Boris Wenger
- Born: 1 July 2002 (age 24) Villa Maria, Argentina
- Height: 177 cm (5 ft 10 in)
- Weight: 109 kg (240 lb)

Rugby union career
- Position(s): Prop, Hooker
- Current team: Harlequins

Senior career
- Years: Team / Apps / (Points)
- 2022: Cafeteros Pro
- 2023–2025: Dogos
- 2025–: Harlequins / 10 / (5)
- Correct as of 17 May 2026

International career
- Years: Team / Apps / (Points)
- 2021–2022: Argentina U20 / 3 / (10)
- 2025–: Argentina / 5 / (0)
- Correct as of 17 October 2025

= Boris Wenger =

Argentina international rugby union player (born 2002)

Boris Wenger (born 1 July 2002) is an Argentina professional rugby union footballer who plays as a front row forward for Prem Rugby side Harlequins.

==Club career==
He is from Villa Maria, Cordoba. In 2022, he played for Cafeteros Pro in the 2022 Súper Liga Americana de Rugby season.
In 2023, he played in Super Rugby Americas for Córdoba-based Dogos as they finished runner-up. He was named in the all-star team
of the tournament. He was also named in the team of the tournament in June 2024. He continued with the club playing loose-head prop in 2025 and was named on the team of the season again in June 2025.
.

===Harlequins===
In August 2025, he signed for Prem Rugby side Harlequins in England ahead of the 2025–26 season.
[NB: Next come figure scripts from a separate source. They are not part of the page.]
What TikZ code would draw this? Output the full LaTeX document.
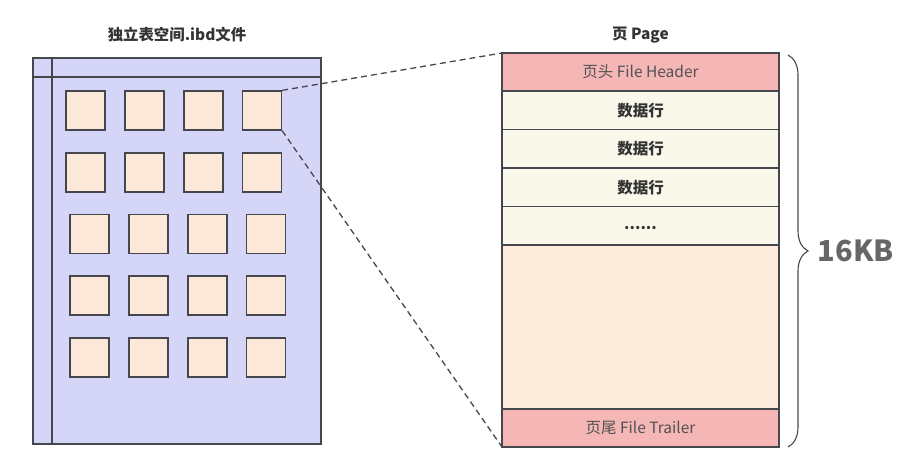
\documentclass[tikz,border=0pt]{standalone}
\usepackage{fontspec}
\setmainfont{Noto Sans CJK SC}
\usetikzlibrary{positioning,decorations.pathreplacing}

\definecolor{fileblue}{HTML}{D4D5F7}
\definecolor{blockfill}{HTML}{FCE8D8}
\definecolor{edgegray}{HTML}{46464F}
\definecolor{hdrpink}{HTML}{F5B7B6}
\definecolor{rowcream}{HTML}{FAF8EA}
\definecolor{freefill}{HTML}{FCEADB}
\definecolor{txtgray}{HTML}{333333}
\definecolor{sizegray}{HTML}{666666}

\begin{document}
\begin{tikzpicture}[x=1pt, y=-1pt, line width=1.3pt,
  title/.style={font=\fontsize{15.4}{18}\selectfont\bfseries, text=txtgray},
  blk/.style={draw=edgegray, fill=blockfill, minimum size=39pt, inner sep=0pt},
  pagerow/.style={draw=edgegray, minimum width=277pt, minimum height=38.5pt,
    inner sep=0pt, outer sep=0pt, text=txtgray!85!white, font=\fontsize{15.5}{18}\selectfont},
  datarow/.style={pagerow, fill=rowcream, text=txtgray, font=\fontsize{15.5}{18}\selectfont\bfseries}]
\useasboundingbox (0,0) rectangle (901,461);

% tablespace file
\node[title] (ftitle) at (177,35) {独立表空间.ibd文件};
\node[draw=edgegray, fill=fileblue, minimum width=288pt, minimum height=386pt,
  inner sep=0pt, outer sep=0pt] (file) at (177,251) {};
\draw[edgegray] ([xshift=19pt]file.north west) -- ([xshift=19pt]file.south west);
\draw[edgegray] ([yshift=-19pt]file.north west) -- ([yshift=-19pt]file.north east);
\foreach \r/\y/\dx in {1/110.5/0, 2/172.5/0, 3/234/4, 4/295.5/4, 5/357.5/4}{
  \foreach \c/\x in {1/85.5, 2/144.5, 3/203.5, 4/262}{
    \node[blk] (b\r\c) at (\x+\dx,\y) {};
  }
}

% one page
\node[title] (ptitle) at (640.5,35) {页 Page};
\node[pagerow, fill=hdrpink, minimum height=38pt] (hdr) at (640.5,72) {页头 File Header};
\node[datarow, below=0pt of hdr] (row1) {数据行};
\node[datarow, below=0pt of row1] (row2) {数据行};
\node[datarow, below=0pt of row2] (row3) {数据行};
\node[datarow, below=0pt of row3] (more) {\smash{\raisebox{-4pt}{......}}};
\node[pagerow, fill=freefill, minimum height=164pt, below=0pt of more] (free) {};
\node[pagerow, fill=hdrpink, minimum height=38pt, below=0pt of free] (trl) {页尾 File Trailer};

% zoom lines
\draw[edgegray, dash pattern=on 6pt off 4pt] (b14.north east) -- (hdr.north west);
\draw[edgegray, dash pattern=on 6pt off 4pt] (b14.south east) -- (trl.south west);

% size brace
\coordinate (btop) at ([xshift=9pt,yshift=-2pt]hdr.north east);
\coordinate (bbot) at ([xshift=9pt]trl.south east);
\draw[edgegray, line width=1.1pt, decorate, decoration={brace, amplitude=20pt}]
  (btop) -- node[right=26pt, font=\fontsize{29}{33}\selectfont\bfseries, text=sizegray] (size) {16KB} (bbot);
\end{tikzpicture}
\end{document}
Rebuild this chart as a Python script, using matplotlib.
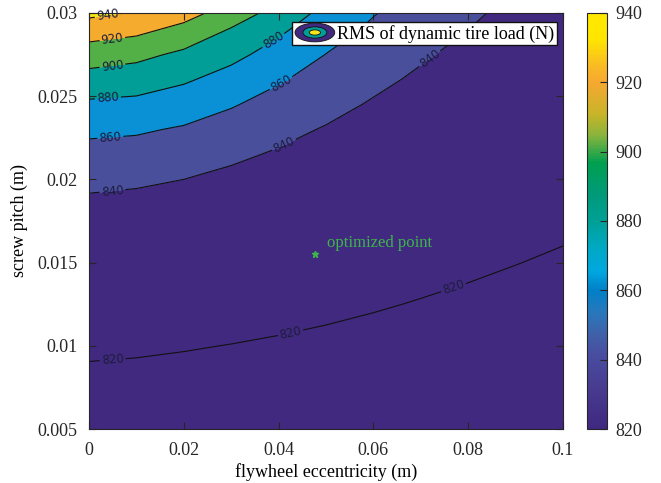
import numpy as np
import matplotlib
matplotlib.use("Agg")
import matplotlib.pyplot as plt
from matplotlib.colors import LinearSegmentedColormap, Normalize
from matplotlib.patches import Ellipse
from matplotlib.legend_handler import HandlerBase
from matplotlib.lines import Line2D

# grid (rows closer together near the top, where lines bunch up)
ecc = [0.0, 0.01, 0.02, 0.03, 0.04, 0.05, 0.06, 0.07, 0.08, 0.09, 0.1]
pitch = [0.005, 0.0075, 0.01, 0.0125, 0.015, 0.0175, 0.02, 0.0215,
         0.023, 0.0245, 0.026, 0.0275, 0.029, 0.03]

# RMS of dynamic tire load (N), one row per eccentricity, values along pitch
rms_load = [
    [812.9, 817.2, 821.7, 826.7, 831.7, 836.6, 841.7, 853.8, 863.8, 876.7, 892.3, 909.9, 929.9, 944.4],
    [812.6, 816.8, 821.3, 826.2, 831.2, 836.1, 841.1, 852.5, 862.3, 875.2, 889.2, 905.2, 925.1, 938.6],
    [812.0, 816.3, 820.6, 825.5, 830.3, 835.2, 840.0, 849.0, 858.1, 869.8, 882.4, 896.1, 914.4, 927.8],
    [811.3, 815.6, 819.8, 824.5, 829.1, 833.8, 838.5, 841.2, 852.5, 861.4, 872.9, 885.2, 898.6, 910.8],
    [810.4, 814.7, 818.9, 823.3, 827.7, 832.2, 836.6, 839.3, 841.9, 853.5, 861.8, 872.3, 883.6, 892.7],
    [810.0, 814.0, 818.0, 822.0, 826.2, 830.4, 834.5, 837.0, 839.5, 842.2, 852.7, 859.7, 868.2, 874.4],
    [809.2, 813.0, 816.9, 820.8, 824.6, 828.5, 832.4, 834.7, 837.0, 839.3, 841.7, 850.5, 856.7, 861.0],
    [808.6, 812.3, 815.9, 819.5, 823.1, 826.7, 830.2, 832.4, 834.5, 836.7, 838.8, 840.9, 847.7, 851.2],
    [808.2, 811.5, 814.9, 818.3, 821.6, 824.9, 828.2, 830.2, 832.1, 834.1, 836.1, 838.0, 840.0, 841.1],
    [807.3, 810.5, 813.8, 817.0, 820.2, 823.3, 826.3, 828.1, 829.9, 831.7, 833.5, 835.3, 837.1, 838.3],
    [806.3, 809.5, 812.6, 815.7, 818.8, 821.8, 824.6, 826.3, 828.0, 829.8, 831.5, 833.2, 834.9, 836.0],
]

levels = [820, 840, 860, 880, 900, 920, 940]
opt_x, opt_y = 0.0477, 0.0155

# where the inline labels sit
label_spots = [(0.004, 0.0297), (0.005, 0.0283), (0.005, 0.0267),
               (0.004, 0.0249), (0.0388, 0.0284),
               (0.0045, 0.02255), (0.0405, 0.0258),
               (0.005, 0.0192), (0.0413, 0.0220), (0.072, 0.0272),
               (0.005, 0.00915), (0.0425, 0.0108), (0.077, 0.0134)]

# parula-like colours as printed
band_colors = ["#41297F", "#41297F", "#4A4F9C", "#0A90D4", "#009E96",
               "#52B047", "#F5AB2E", "#F9E51B"]
cbar_colors = [(0.0, "#402880"), (0.1, "#483C90"), (0.175, "#484CA0"),
               (0.225, "#4060A8"), (0.28, "#2878BC"), (0.333, "#0080C8"),
               (0.38, "#00A8E0"), (0.44, "#00A8C0"), (0.5, "#00A096"),
               (0.566, "#009A78"), (0.64, "#00A050"), (0.708, "#8CB43C"),
               (0.758, "#C8B428"), (0.833, "#F5A830"), (0.87, "#F9B826"),
               (0.94, "#FFE600"), (1.0, "#FFE800")]
cmap = LinearSegmentedColormap.from_list("parula_ish", cbar_colors)

plt.rcParams["font.family"] = ["Liberation Serif", "DejaVu Serif"]

X, Y = np.meshgrid(ecc, pitch)
Z = np.array(rms_load).T

fig = plt.figure(figsize=(6.61, 4.83), dpi=100)
ax = fig.add_axes([0.1346, 0.1118, 0.7171, 0.8613])

ax.contourf(X, Y, Z, levels=[780] + levels + [990], colors=band_colors)
cs = ax.contour(X, Y, Z, levels=levels, colors="#111111", linewidths=0.8)
ax.clabel(cs, manual=label_spots, fmt="%d", fontsize=8.5, colors="#1c1c3c",
          inline=True, inline_spacing=4)
for t in cs.labelTexts:
    t.set_family("DejaVu Sans")
    t.set_clip_on(False)

ax.plot(opt_x, opt_y, marker="*", color="#3DB54A", markersize=5, linestyle="none")
ax.text(opt_x + 0.0025, opt_y + 0.0002, "optimized point", color="#3DB54A",
        fontsize=12, va="bottom", ha="left")

ax.set_xlim(0, 0.1)
ax.set_ylim(0.005, 0.03)
ax.set_xticks(np.arange(0, 0.1001, 0.02))
ax.set_yticks(np.arange(0.005, 0.03001, 0.005))
ax.xaxis.set_major_formatter(plt.FuncFormatter(lambda v, p: "%g" % round(v, 4)))
ax.yaxis.set_major_formatter(plt.FuncFormatter(lambda v, p: "%g" % round(v, 4)))
ax.tick_params(direction="in", top=True, right=True, length=5, width=0.8,
               labelsize=13, colors="#262626")
ax.tick_params(axis="y", pad=8)
ax.tick_params(axis="x", pad=9)
for s in ax.spines.values():
    s.set_linewidth(0.8)
    s.set_color("#262626")
ax.set_xlabel("flywheel eccentricity (m)", fontsize=13, labelpad=3)
ax.set_ylabel("screw pitch (m)", fontsize=13, labelpad=7)


class ContourIcon(HandlerBase):
    def create_artists(self, legend, orig, xd, yd, w, h, fontsize, trans):
        cx, cy = -xd + w / 2, -yd + h / 2
        out = []
        for k, col in [(1.0, band_colors[0]), (0.6, band_colors[4]), (0.28, band_colors[7])]:
            e = Ellipse((cx, cy), w * k, h * 1.25 * k, facecolor=col,
                        edgecolor="#111111", lw=0.6, transform=trans)
            out.append(e)
        return out


proxy = Line2D([], [])
leg = ax.legend([proxy], ["RMS of dynamic tire load (N)"], loc="upper right",
                bbox_to_anchor=(0.988, 0.978), borderaxespad=0, fontsize=13,
                handler_map={Line2D: ContourIcon()}, handlelength=2.2,
                handleheight=0.9, handletextpad=0.15, borderpad=0.15,
                fancybox=False, framealpha=1)
leg.get_frame().set_edgecolor("#111111")
leg.get_frame().set_linewidth(1.0)

cax = fig.add_axes([0.888, 0.1118, 0.0303, 0.8613])
sm = plt.cm.ScalarMappable(norm=Normalize(820, 940), cmap=cmap)
cb = fig.colorbar(sm, cax=cax, ticks=levels)
cb.ax.tick_params(direction="in", length=5, width=0.8, labelsize=13,
                  colors="#262626", pad=6)
cb.outline.set_linewidth(0.8)
cb.outline.set_edgecolor("#262626")

fig.savefig("out.png", dpi=100)
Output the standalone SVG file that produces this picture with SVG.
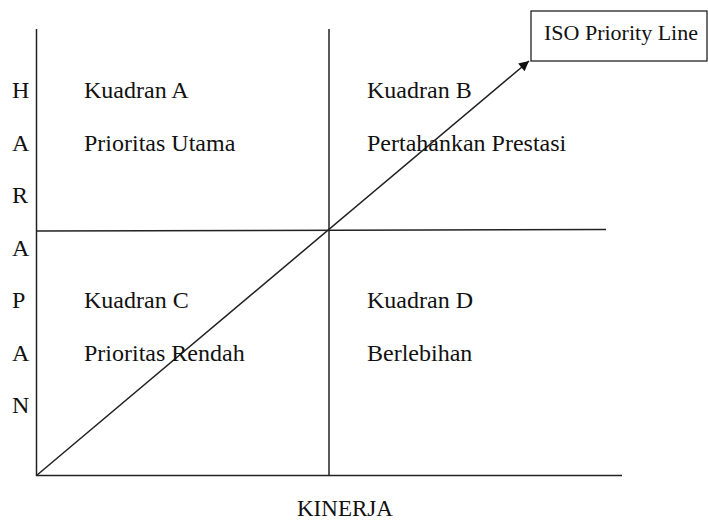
<svg xmlns="http://www.w3.org/2000/svg" width="708" height="522" viewBox="0 0 708 522">
<style>
.ln{stroke:#222;stroke-width:1.5;fill:none}
.t{font-family:"Liberation Serif","Times New Roman",serif;font-size:24px;fill:#111}
.s{font-family:"Liberation Serif","Times New Roman",serif;font-size:22px;fill:#111}
.k{font-family:"Liberation Serif","Times New Roman",serif;font-size:23px;fill:#111}
</style>
<defs>
<marker id="ah" viewBox="0 0 10 10" refX="10" refY="5" markerWidth="12" markerHeight="10" markerUnits="userSpaceOnUse" orient="auto">
<path d="M0,0 L10,5 L0,10 Z" fill="#111"/>
</marker>
</defs>
<rect width="708" height="522" fill="#fff"/>
<g id="axes">
<line class="ln" x1="36.5" y1="29" x2="36.5" y2="476"/>
<line class="ln" x1="36" y1="475.5" x2="622" y2="475.5"/>
<line class="ln" x1="329" y1="29" x2="329" y2="476"/>
<line class="ln" x1="36" y1="231" x2="606" y2="229.5" stroke="#333"/>
</g>
<g id="connectors">
<line class="ln" x1="36.5" y1="475.5" x2="529" y2="61" marker-end="url(#ah)"/>
</g>
<g id="iso-box">
<rect x="531" y="11" width="176" height="50" fill="#fff" stroke="#222" stroke-width="1.3"/>
<text class="s" x="544" y="40">ISO Priority Line</text>
</g>
<g id="y-label">
<text class="t" x="12" y="98">H</text>
<text class="t" x="12" y="151">A</text>
<text class="t" x="12" y="203">R</text>
<text class="t" x="12" y="256">A</text>
<text class="t" x="12" y="308">P</text>
<text class="t" x="12" y="361">A</text>
<text class="t" x="12" y="413">N</text>
</g>
<g id="quadrant-a">
<text class="t" x="84" y="98">Kuadran A</text>
<text class="t" x="84" y="151">Prioritas Utama</text>
</g>
<g id="quadrant-b">
<text class="t" x="367" y="98">Kuadran B</text>
<text class="t" x="367" y="151">Pertahankan Prestasi</text>
</g>
<g id="quadrant-c">
<text class="t" x="84" y="308">Kuadran C</text>
<text class="t" x="84" y="361">Prioritas Rendah</text>
</g>
<g id="quadrant-d">
<text class="t" x="367" y="308">Kuadran D</text>
<text class="t" x="367" y="361">Berlebihan</text>
</g>
<g id="x-label">
<text class="k" x="297" y="516">KINERJA</text>
</g>
</svg>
He made his debut on 12 October 2025 as a replacement against Saracens in a 20–14 victory, even scoring a try before it was ruled out for a double movement.

==International career==
He is a former Argentina U20 international. He was called up to the senior Argentina national rugby union team for their fixture against the British and Irish Lions in June 2025. He was named as a replacement for their match against the Lions in Dublin on 20 June 2025. In his debut, the Argentina national rugby union team won the game 28–24. He went on to win a further four international caps in the 2025 Rugby Championship.